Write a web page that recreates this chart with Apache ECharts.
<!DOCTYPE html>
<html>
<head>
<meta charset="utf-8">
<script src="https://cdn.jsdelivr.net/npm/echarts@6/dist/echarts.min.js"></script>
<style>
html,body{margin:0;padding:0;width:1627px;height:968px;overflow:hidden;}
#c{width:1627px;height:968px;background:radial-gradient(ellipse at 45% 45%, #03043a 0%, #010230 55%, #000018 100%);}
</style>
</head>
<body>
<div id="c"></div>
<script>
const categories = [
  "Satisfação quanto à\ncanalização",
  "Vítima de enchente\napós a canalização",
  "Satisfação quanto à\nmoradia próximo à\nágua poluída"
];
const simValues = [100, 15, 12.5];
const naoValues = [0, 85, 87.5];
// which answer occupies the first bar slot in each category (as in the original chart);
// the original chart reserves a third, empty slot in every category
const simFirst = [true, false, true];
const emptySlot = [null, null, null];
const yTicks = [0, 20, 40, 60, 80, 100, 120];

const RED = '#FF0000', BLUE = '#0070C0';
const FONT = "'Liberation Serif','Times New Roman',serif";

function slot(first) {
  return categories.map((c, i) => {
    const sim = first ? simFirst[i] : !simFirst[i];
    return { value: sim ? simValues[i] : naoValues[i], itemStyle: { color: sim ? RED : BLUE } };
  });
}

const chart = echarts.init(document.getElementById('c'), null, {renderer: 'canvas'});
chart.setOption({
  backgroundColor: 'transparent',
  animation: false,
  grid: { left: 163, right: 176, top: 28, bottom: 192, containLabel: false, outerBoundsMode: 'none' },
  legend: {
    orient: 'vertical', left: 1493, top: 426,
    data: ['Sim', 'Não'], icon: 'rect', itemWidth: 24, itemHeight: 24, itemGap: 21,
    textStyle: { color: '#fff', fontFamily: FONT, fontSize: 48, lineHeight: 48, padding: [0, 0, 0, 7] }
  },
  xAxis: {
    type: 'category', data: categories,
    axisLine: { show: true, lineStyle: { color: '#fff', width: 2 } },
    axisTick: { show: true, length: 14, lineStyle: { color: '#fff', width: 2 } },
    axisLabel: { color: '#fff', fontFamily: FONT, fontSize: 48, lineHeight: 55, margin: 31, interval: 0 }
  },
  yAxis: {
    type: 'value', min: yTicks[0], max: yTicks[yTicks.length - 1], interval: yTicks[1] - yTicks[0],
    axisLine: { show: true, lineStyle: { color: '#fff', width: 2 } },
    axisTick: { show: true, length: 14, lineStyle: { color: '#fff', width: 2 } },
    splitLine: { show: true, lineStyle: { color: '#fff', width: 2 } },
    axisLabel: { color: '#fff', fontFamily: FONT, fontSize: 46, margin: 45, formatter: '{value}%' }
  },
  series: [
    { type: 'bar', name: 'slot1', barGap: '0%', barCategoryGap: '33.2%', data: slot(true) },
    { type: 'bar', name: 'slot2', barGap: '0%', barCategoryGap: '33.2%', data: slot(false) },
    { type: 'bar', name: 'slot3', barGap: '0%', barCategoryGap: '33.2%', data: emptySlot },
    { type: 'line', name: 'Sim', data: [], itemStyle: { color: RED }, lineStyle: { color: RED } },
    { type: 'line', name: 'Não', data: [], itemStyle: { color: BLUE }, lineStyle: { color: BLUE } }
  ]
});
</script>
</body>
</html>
--
_What you are asked to do_
Type out the full listing again, exactly as given.

_Result below_
Write a web page that recreates this chart with Apache ECharts.
<!DOCTYPE html>
<html>
<head>
<meta charset="utf-8">
<script src="https://cdn.jsdelivr.net/npm/echarts@6/dist/echarts.min.js"></script>
<style>
html,body{margin:0;padding:0;width:1627px;height:968px;overflow:hidden;}
#c{width:1627px;height:968px;background:radial-gradient(ellipse at 45% 45%, #03043a 0%, #010230 55%, #000018 100%);}
</style>
</head>
<body>
<div id="c"></div>
<script>
const categories = [
  "Satisfação quanto à\ncanalização",
  "Vítima de enchente\napós a canalização",
  "Satisfação quanto à\nmoradia próximo à\nágua poluída"
];
const simValues = [100, 15, 12.5];
const naoValues = [0, 85, 87.5];
// which answer occupies the first bar slot in each category (as in the original chart);
// the original chart reserves a third, empty slot in every category
const simFirst = [true, false, true];
const emptySlot = [null, null, null];
const yTicks = [0, 20, 40, 60, 80, 100, 120];

const RED = '#FF0000', BLUE = '#0070C0';
const FONT = "'Liberation Serif','Times New Roman',serif";

function slot(first) {
  return categories.map((c, i) => {
    const sim = first ? simFirst[i] : !simFirst[i];
    return { value: sim ? simValues[i] : naoValues[i], itemStyle: { color: sim ? RED : BLUE } };
  });
}

const chart = echarts.init(document.getElementById('c'), null, {renderer: 'canvas'});
chart.setOption({
  backgroundColor: 'transparent',
  animation: false,
  grid: { left: 163, right: 176, top: 28, bottom: 192, containLabel: false, outerBoundsMode: 'none' },
  legend: {
    orient: 'vertical', left: 1493, top: 426,
    data: ['Sim', 'Não'], icon: 'rect', itemWidth: 24, itemHeight: 24, itemGap: 21,
    textStyle: { color: '#fff', fontFamily: FONT, fontSize: 48, lineHeight: 48, padding: [0, 0, 0, 7] }
  },
  xAxis: {
    type: 'category', data: categories,
    axisLine: { show: true, lineStyle: { color: '#fff', width: 2 } },
    axisTick: { show: true, length: 14, lineStyle: { color: '#fff', width: 2 } },
    axisLabel: { color: '#fff', fontFamily: FONT, fontSize: 48, lineHeight: 55, margin: 31, interval: 0 }
  },
  yAxis: {
    type: 'value', min: yTicks[0], max: yTicks[yTicks.length - 1], interval: yTicks[1] - yTicks[0],
    axisLine: { show: true, lineStyle: { color: '#fff', width: 2 } },
    axisTick: { show: true, length: 14, lineStyle: { color: '#fff', width: 2 } },
    splitLine: { show: true, lineStyle: { color: '#fff', width: 2 } },
    axisLabel: { color: '#fff', fontFamily: FONT, fontSize: 46, margin: 45, formatter: '{value}%' }
  },
  series: [
    { type: 'bar', name: 'slot1', barGap: '0%', barCategoryGap: '33.2%', data: slot(true) },
    { type: 'bar', name: 'slot2', barGap: '0%', barCategoryGap: '33.2%', data: slot(false) },
    { type: 'bar', name: 'slot3', barGap: '0%', barCategoryGap: '33.2%', data: emptySlot },
    { type: 'line', name: 'Sim', data: [], itemStyle: { color: RED }, lineStyle: { color: RED } },
    { type: 'line', name: 'Não', data: [], itemStyle: { color: BLUE }, lineStyle: { color: BLUE } }
  ]
});
</script>
</body>
</html>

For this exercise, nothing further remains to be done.